- [What this task involves] Restate the data exactly as given and keep the pictures out.

BEGIN Information provided

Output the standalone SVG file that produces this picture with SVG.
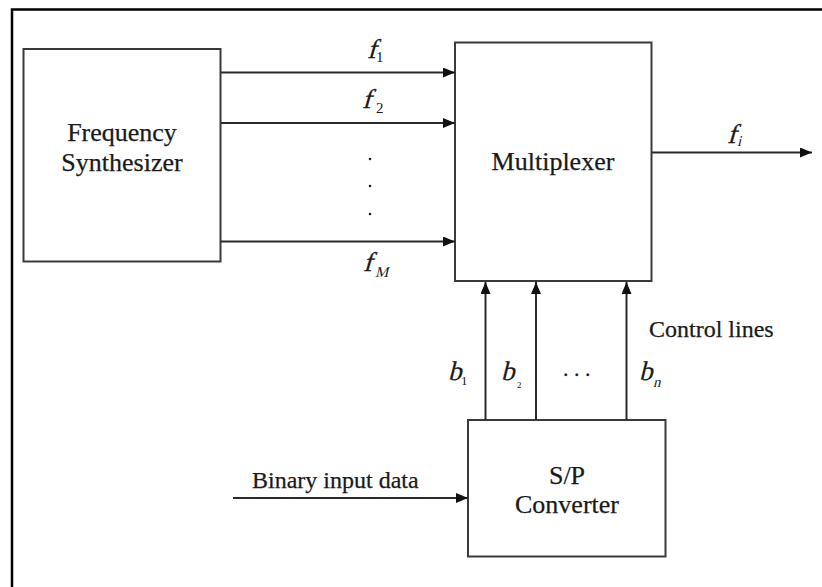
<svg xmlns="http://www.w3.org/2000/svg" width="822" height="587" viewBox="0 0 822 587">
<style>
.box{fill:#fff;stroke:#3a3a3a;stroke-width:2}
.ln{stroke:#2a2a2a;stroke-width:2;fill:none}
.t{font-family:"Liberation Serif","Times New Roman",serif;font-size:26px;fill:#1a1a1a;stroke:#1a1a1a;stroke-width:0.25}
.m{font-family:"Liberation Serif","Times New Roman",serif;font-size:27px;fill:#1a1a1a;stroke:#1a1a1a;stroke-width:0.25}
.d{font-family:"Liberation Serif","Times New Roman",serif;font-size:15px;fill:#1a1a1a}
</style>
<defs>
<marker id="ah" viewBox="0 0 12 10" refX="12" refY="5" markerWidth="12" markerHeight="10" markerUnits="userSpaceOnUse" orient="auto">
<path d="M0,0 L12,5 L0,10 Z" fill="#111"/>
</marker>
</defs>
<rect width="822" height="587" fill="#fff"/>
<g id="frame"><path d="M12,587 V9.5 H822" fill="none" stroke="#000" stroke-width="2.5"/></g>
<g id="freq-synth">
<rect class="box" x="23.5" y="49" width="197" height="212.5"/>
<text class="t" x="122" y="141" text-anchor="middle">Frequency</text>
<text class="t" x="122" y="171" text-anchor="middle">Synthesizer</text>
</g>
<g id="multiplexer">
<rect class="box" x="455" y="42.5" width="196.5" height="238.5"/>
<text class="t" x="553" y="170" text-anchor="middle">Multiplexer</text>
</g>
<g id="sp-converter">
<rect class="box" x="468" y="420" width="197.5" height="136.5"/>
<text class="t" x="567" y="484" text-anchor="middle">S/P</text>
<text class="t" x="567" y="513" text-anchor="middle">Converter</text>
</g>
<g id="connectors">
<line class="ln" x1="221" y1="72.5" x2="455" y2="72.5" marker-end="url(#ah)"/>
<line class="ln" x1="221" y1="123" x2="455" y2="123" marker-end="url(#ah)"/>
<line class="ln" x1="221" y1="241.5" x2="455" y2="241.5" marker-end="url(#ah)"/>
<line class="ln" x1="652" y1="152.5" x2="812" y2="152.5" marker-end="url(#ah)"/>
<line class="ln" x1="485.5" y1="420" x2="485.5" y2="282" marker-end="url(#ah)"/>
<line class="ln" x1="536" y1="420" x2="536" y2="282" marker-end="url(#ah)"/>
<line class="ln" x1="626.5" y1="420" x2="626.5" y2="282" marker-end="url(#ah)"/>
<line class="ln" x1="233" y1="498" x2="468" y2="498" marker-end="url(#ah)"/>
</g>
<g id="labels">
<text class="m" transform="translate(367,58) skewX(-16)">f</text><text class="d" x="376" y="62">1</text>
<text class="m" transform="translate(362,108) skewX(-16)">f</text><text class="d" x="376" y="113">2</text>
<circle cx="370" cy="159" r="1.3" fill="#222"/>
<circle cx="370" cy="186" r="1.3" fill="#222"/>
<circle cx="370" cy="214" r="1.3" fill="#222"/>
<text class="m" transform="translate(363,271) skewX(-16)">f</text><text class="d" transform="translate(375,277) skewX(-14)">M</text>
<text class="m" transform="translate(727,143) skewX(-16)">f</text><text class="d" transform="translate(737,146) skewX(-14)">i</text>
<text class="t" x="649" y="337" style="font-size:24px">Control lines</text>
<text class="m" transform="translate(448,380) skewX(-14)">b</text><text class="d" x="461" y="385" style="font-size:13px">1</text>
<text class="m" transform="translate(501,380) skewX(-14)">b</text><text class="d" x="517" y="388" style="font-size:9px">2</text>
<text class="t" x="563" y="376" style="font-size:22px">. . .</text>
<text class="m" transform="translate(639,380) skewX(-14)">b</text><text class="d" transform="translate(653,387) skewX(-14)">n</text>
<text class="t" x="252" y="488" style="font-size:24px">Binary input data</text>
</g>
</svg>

END Information provided

- [Result for this task]
Output the standalone SVG file that produces this picture with SVG.
<svg xmlns="http://www.w3.org/2000/svg" width="822" height="587" viewBox="0 0 822 587">
<style>
.box{fill:#fff;stroke:#3a3a3a;stroke-width:2}
.ln{stroke:#2a2a2a;stroke-width:2;fill:none}
.t{font-family:"Liberation Serif","Times New Roman",serif;font-size:26px;fill:#1a1a1a;stroke:#1a1a1a;stroke-width:0.25}
.m{font-family:"Liberation Serif","Times New Roman",serif;font-size:27px;fill:#1a1a1a;stroke:#1a1a1a;stroke-width:0.25}
.d{font-family:"Liberation Serif","Times New Roman",serif;font-size:15px;fill:#1a1a1a}
</style>
<defs>
<marker id="ah" viewBox="0 0 12 10" refX="12" refY="5" markerWidth="12" markerHeight="10" markerUnits="userSpaceOnUse" orient="auto">
<path d="M0,0 L12,5 L0,10 Z" fill="#111"/>
</marker>
</defs>
<rect width="822" height="587" fill="#fff"/>
<g id="frame"><path d="M12,587 V9.5 H822" fill="none" stroke="#000" stroke-width="2.5"/></g>
<g id="freq-synth">
<rect class="box" x="23.5" y="49" width="197" height="212.5"/>
<text class="t" x="122" y="141" text-anchor="middle">Frequency</text>
<text class="t" x="122" y="171" text-anchor="middle">Synthesizer</text>
</g>
<g id="multiplexer">
<rect class="box" x="455" y="42.5" width="196.5" height="238.5"/>
<text class="t" x="553" y="170" text-anchor="middle">Multiplexer</text>
</g>
<g id="sp-converter">
<rect class="box" x="468" y="420" width="197.5" height="136.5"/>
<text class="t" x="567" y="484" text-anchor="middle">S/P</text>
<text class="t" x="567" y="513" text-anchor="middle">Converter</text>
</g>
<g id="connectors">
<line class="ln" x1="221" y1="72.5" x2="455" y2="72.5" marker-end="url(#ah)"/>
<line class="ln" x1="221" y1="123" x2="455" y2="123" marker-end="url(#ah)"/>
<line class="ln" x1="221" y1="241.5" x2="455" y2="241.5" marker-end="url(#ah)"/>
<line class="ln" x1="652" y1="152.5" x2="812" y2="152.5" marker-end="url(#ah)"/>
<line class="ln" x1="485.5" y1="420" x2="485.5" y2="282" marker-end="url(#ah)"/>
<line class="ln" x1="536" y1="420" x2="536" y2="282" marker-end="url(#ah)"/>
<line class="ln" x1="626.5" y1="420" x2="626.5" y2="282" marker-end="url(#ah)"/>
<line class="ln" x1="233" y1="498" x2="468" y2="498" marker-end="url(#ah)"/>
</g>
<g id="labels">
<text class="m" transform="translate(367,58) skewX(-16)">f</text><text class="d" x="376" y="62">1</text>
<text class="m" transform="translate(362,108) skewX(-16)">f</text><text class="d" x="376" y="113">2</text>
<circle cx="370" cy="159" r="1.3" fill="#222"/>
<circle cx="370" cy="186" r="1.3" fill="#222"/>
<circle cx="370" cy="214" r="1.3" fill="#222"/>
<text class="m" transform="translate(363,271) skewX(-16)">f</text><text class="d" transform="translate(375,277) skewX(-14)">M</text>
<text class="m" transform="translate(727,143) skewX(-16)">f</text><text class="d" transform="translate(737,146) skewX(-14)">i</text>
<text class="t" x="649" y="337" style="font-size:24px">Control lines</text>
<text class="m" transform="translate(448,380) skewX(-14)">b</text><text class="d" x="461" y="385" style="font-size:13px">1</text>
<text class="m" transform="translate(501,380) skewX(-14)">b</text><text class="d" x="517" y="388" style="font-size:9px">2</text>
<text class="t" x="563" y="376" style="font-size:22px">. . .</text>
<text class="m" transform="translate(639,380) skewX(-14)">b</text><text class="d" transform="translate(653,387) skewX(-14)">n</text>
<text class="t" x="252" y="488" style="font-size:24px">Binary input data</text>
</g>
</svg>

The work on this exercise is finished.